- _Your objective_
Return the listing below verbatim. Pictures do not belong in the copy.

- _Dataset content_

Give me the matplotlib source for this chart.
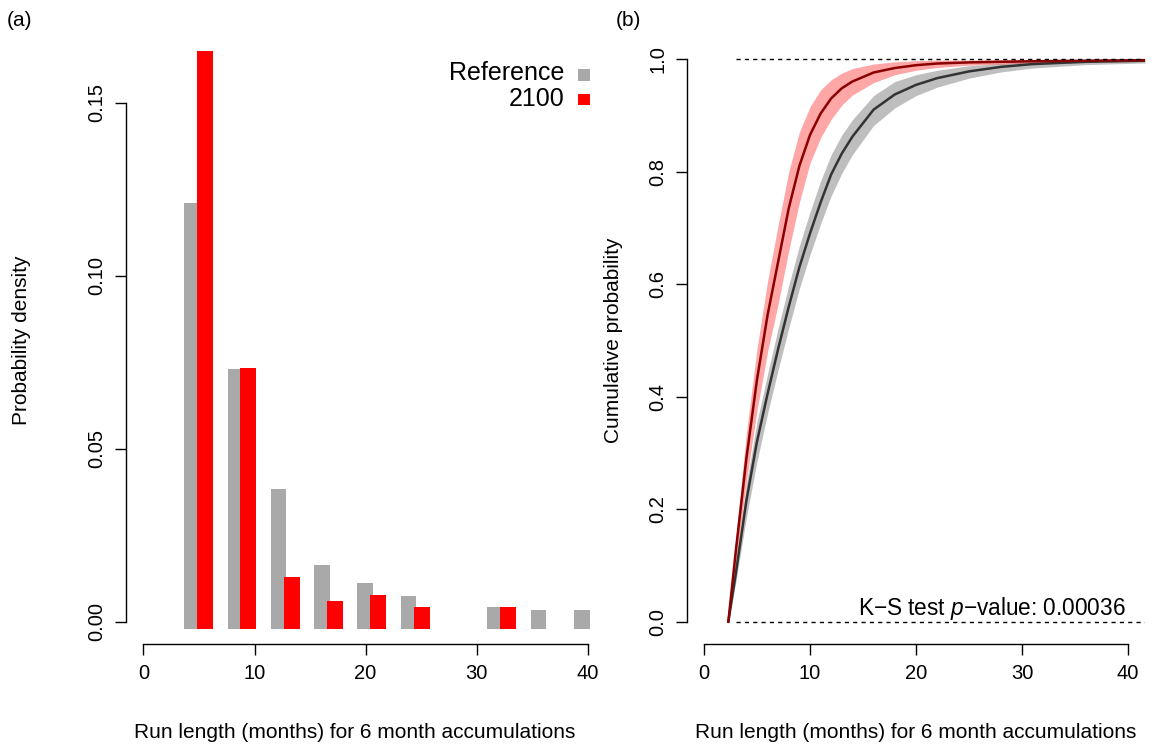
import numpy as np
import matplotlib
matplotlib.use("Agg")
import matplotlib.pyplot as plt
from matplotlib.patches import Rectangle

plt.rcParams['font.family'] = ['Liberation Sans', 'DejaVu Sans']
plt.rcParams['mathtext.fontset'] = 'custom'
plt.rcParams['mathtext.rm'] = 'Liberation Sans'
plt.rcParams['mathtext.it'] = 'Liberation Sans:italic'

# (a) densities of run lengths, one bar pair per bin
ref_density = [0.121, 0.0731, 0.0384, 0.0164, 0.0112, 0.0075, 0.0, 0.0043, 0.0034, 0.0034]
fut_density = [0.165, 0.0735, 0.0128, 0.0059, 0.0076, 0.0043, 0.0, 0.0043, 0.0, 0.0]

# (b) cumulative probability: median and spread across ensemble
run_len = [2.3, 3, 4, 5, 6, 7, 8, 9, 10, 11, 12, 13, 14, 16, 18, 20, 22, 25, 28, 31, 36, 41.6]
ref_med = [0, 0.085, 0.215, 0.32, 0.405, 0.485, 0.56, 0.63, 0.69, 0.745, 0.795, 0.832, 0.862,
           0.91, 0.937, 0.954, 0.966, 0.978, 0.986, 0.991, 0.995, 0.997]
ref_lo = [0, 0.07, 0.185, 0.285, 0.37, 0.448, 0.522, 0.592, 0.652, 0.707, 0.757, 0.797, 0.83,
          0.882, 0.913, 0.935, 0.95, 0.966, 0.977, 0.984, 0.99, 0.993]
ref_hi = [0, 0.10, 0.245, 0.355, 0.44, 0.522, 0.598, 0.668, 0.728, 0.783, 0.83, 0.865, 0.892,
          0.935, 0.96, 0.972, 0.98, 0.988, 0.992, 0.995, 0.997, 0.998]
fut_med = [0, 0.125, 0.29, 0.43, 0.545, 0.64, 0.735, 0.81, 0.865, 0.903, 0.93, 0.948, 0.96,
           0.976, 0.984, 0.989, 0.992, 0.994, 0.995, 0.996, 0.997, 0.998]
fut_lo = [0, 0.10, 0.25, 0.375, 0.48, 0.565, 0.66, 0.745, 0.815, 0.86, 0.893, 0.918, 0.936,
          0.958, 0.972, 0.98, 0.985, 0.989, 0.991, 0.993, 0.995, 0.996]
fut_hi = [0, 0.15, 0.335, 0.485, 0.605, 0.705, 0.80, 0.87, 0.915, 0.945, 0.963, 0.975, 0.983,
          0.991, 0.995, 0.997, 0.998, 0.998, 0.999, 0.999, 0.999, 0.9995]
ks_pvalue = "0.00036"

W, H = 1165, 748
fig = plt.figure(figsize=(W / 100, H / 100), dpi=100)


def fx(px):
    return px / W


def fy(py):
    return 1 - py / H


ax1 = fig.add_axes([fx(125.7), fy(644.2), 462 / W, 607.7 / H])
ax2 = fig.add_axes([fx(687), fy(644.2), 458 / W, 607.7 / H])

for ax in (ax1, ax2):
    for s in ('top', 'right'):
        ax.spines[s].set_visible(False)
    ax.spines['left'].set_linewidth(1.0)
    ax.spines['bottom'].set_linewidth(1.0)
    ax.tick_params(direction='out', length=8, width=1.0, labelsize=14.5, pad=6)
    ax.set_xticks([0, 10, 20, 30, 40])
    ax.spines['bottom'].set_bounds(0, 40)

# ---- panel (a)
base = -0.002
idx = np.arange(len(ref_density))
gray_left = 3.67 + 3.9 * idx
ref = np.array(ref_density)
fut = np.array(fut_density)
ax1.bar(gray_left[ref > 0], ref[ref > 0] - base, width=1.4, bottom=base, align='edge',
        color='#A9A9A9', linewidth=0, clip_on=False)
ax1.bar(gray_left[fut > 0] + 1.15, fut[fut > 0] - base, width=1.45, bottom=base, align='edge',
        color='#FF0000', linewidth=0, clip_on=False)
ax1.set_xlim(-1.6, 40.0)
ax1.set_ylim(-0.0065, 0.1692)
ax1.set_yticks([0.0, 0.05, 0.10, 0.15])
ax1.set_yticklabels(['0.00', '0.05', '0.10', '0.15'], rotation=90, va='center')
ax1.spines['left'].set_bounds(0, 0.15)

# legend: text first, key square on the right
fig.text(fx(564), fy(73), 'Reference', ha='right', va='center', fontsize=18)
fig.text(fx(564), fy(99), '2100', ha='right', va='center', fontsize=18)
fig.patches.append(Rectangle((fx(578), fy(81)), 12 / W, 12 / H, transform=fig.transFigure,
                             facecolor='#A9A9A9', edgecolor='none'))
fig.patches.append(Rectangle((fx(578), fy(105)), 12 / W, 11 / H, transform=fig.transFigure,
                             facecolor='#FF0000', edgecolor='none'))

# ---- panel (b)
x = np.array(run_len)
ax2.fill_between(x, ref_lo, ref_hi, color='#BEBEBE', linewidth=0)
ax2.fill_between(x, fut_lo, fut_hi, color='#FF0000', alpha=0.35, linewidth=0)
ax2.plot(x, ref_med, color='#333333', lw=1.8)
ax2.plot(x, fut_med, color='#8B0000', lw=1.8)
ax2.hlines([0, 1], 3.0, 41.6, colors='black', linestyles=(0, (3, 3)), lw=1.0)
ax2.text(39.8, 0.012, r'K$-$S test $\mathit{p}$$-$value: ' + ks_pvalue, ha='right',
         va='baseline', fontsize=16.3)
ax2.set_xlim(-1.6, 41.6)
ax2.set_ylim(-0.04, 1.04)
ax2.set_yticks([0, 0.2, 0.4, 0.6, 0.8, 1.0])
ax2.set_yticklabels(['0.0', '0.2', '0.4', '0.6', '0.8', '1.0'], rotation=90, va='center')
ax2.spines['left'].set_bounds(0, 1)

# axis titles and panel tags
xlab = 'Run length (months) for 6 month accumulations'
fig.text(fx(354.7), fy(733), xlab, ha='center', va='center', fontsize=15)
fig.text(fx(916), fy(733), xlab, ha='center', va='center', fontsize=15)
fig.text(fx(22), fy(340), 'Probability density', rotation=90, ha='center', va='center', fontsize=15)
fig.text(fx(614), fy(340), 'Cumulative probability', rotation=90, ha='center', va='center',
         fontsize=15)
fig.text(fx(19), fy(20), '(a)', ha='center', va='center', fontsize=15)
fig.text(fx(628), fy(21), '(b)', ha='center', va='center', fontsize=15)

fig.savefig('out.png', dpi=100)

- _Exercise result_
Give me the matplotlib source for this chart.
import numpy as np
import matplotlib
matplotlib.use("Agg")
import matplotlib.pyplot as plt
from matplotlib.patches import Rectangle

plt.rcParams['font.family'] = ['Liberation Sans', 'DejaVu Sans']
plt.rcParams['mathtext.fontset'] = 'custom'
plt.rcParams['mathtext.rm'] = 'Liberation Sans'
plt.rcParams['mathtext.it'] = 'Liberation Sans:italic'

# (a) densities of run lengths, one bar pair per bin
ref_density = [0.121, 0.0731, 0.0384, 0.0164, 0.0112, 0.0075, 0.0, 0.0043, 0.0034, 0.0034]
fut_density = [0.165, 0.0735, 0.0128, 0.0059, 0.0076, 0.0043, 0.0, 0.0043, 0.0, 0.0]

# (b) cumulative probability: median and spread across ensemble
run_len = [2.3, 3, 4, 5, 6, 7, 8, 9, 10, 11, 12, 13, 14, 16, 18, 20, 22, 25, 28, 31, 36, 41.6]
ref_med = [0, 0.085, 0.215, 0.32, 0.405, 0.485, 0.56, 0.63, 0.69, 0.745, 0.795, 0.832, 0.862,
           0.91, 0.937, 0.954, 0.966, 0.978, 0.986, 0.991, 0.995, 0.997]
ref_lo = [0, 0.07, 0.185, 0.285, 0.37, 0.448, 0.522, 0.592, 0.652, 0.707, 0.757, 0.797, 0.83,
          0.882, 0.913, 0.935, 0.95, 0.966, 0.977, 0.984, 0.99, 0.993]
ref_hi = [0, 0.10, 0.245, 0.355, 0.44, 0.522, 0.598, 0.668, 0.728, 0.783, 0.83, 0.865, 0.892,
          0.935, 0.96, 0.972, 0.98, 0.988, 0.992, 0.995, 0.997, 0.998]
fut_med = [0, 0.125, 0.29, 0.43, 0.545, 0.64, 0.735, 0.81, 0.865, 0.903, 0.93, 0.948, 0.96,
           0.976, 0.984, 0.989, 0.992, 0.994, 0.995, 0.996, 0.997, 0.998]
fut_lo = [0, 0.10, 0.25, 0.375, 0.48, 0.565, 0.66, 0.745, 0.815, 0.86, 0.893, 0.918, 0.936,
          0.958, 0.972, 0.98, 0.985, 0.989, 0.991, 0.993, 0.995, 0.996]
fut_hi = [0, 0.15, 0.335, 0.485, 0.605, 0.705, 0.80, 0.87, 0.915, 0.945, 0.963, 0.975, 0.983,
          0.991, 0.995, 0.997, 0.998, 0.998, 0.999, 0.999, 0.999, 0.9995]
ks_pvalue = "0.00036"

W, H = 1165, 748
fig = plt.figure(figsize=(W / 100, H / 100), dpi=100)


def fx(px):
    return px / W


def fy(py):
    return 1 - py / H


ax1 = fig.add_axes([fx(125.7), fy(644.2), 462 / W, 607.7 / H])
ax2 = fig.add_axes([fx(687), fy(644.2), 458 / W, 607.7 / H])

for ax in (ax1, ax2):
    for s in ('top', 'right'):
        ax.spines[s].set_visible(False)
    ax.spines['left'].set_linewidth(1.0)
    ax.spines['bottom'].set_linewidth(1.0)
    ax.tick_params(direction='out', length=8, width=1.0, labelsize=14.5, pad=6)
    ax.set_xticks([0, 10, 20, 30, 40])
    ax.spines['bottom'].set_bounds(0, 40)

# ---- panel (a)
base = -0.002
idx = np.arange(len(ref_density))
gray_left = 3.67 + 3.9 * idx
ref = np.array(ref_density)
fut = np.array(fut_density)
ax1.bar(gray_left[ref > 0], ref[ref > 0] - base, width=1.4, bottom=base, align='edge',
        color='#A9A9A9', linewidth=0, clip_on=False)
ax1.bar(gray_left[fut > 0] + 1.15, fut[fut > 0] - base, width=1.45, bottom=base, align='edge',
        color='#FF0000', linewidth=0, clip_on=False)
ax1.set_xlim(-1.6, 40.0)
ax1.set_ylim(-0.0065, 0.1692)
ax1.set_yticks([0.0, 0.05, 0.10, 0.15])
ax1.set_yticklabels(['0.00', '0.05', '0.10', '0.15'], rotation=90, va='center')
ax1.spines['left'].set_bounds(0, 0.15)

# legend: text first, key square on the right
fig.text(fx(564), fy(73), 'Reference', ha='right', va='center', fontsize=18)
fig.text(fx(564), fy(99), '2100', ha='right', va='center', fontsize=18)
fig.patches.append(Rectangle((fx(578), fy(81)), 12 / W, 12 / H, transform=fig.transFigure,
                             facecolor='#A9A9A9', edgecolor='none'))
fig.patches.append(Rectangle((fx(578), fy(105)), 12 / W, 11 / H, transform=fig.transFigure,
                             facecolor='#FF0000', edgecolor='none'))

# ---- panel (b)
x = np.array(run_len)
ax2.fill_between(x, ref_lo, ref_hi, color='#BEBEBE', linewidth=0)
ax2.fill_between(x, fut_lo, fut_hi, color='#FF0000', alpha=0.35, linewidth=0)
ax2.plot(x, ref_med, color='#333333', lw=1.8)
ax2.plot(x, fut_med, color='#8B0000', lw=1.8)
ax2.hlines([0, 1], 3.0, 41.6, colors='black', linestyles=(0, (3, 3)), lw=1.0)
ax2.text(39.8, 0.012, r'K$-$S test $\mathit{p}$$-$value: ' + ks_pvalue, ha='right',
         va='baseline', fontsize=16.3)
ax2.set_xlim(-1.6, 41.6)
ax2.set_ylim(-0.04, 1.04)
ax2.set_yticks([0, 0.2, 0.4, 0.6, 0.8, 1.0])
ax2.set_yticklabels(['0.0', '0.2', '0.4', '0.6', '0.8', '1.0'], rotation=90, va='center')
ax2.spines['left'].set_bounds(0, 1)

# axis titles and panel tags
xlab = 'Run length (months) for 6 month accumulations'
fig.text(fx(354.7), fy(733), xlab, ha='center', va='center', fontsize=15)
fig.text(fx(916), fy(733), xlab, ha='center', va='center', fontsize=15)
fig.text(fx(22), fy(340), 'Probability density', rotation=90, ha='center', va='center', fontsize=15)
fig.text(fx(614), fy(340), 'Cumulative probability', rotation=90, ha='center', va='center',
         fontsize=15)
fig.text(fx(19), fy(20), '(a)', ha='center', va='center', fontsize=15)
fig.text(fx(628), fy(21), '(b)', ha='center', va='center', fontsize=15)

fig.savefig('out.png', dpi=100)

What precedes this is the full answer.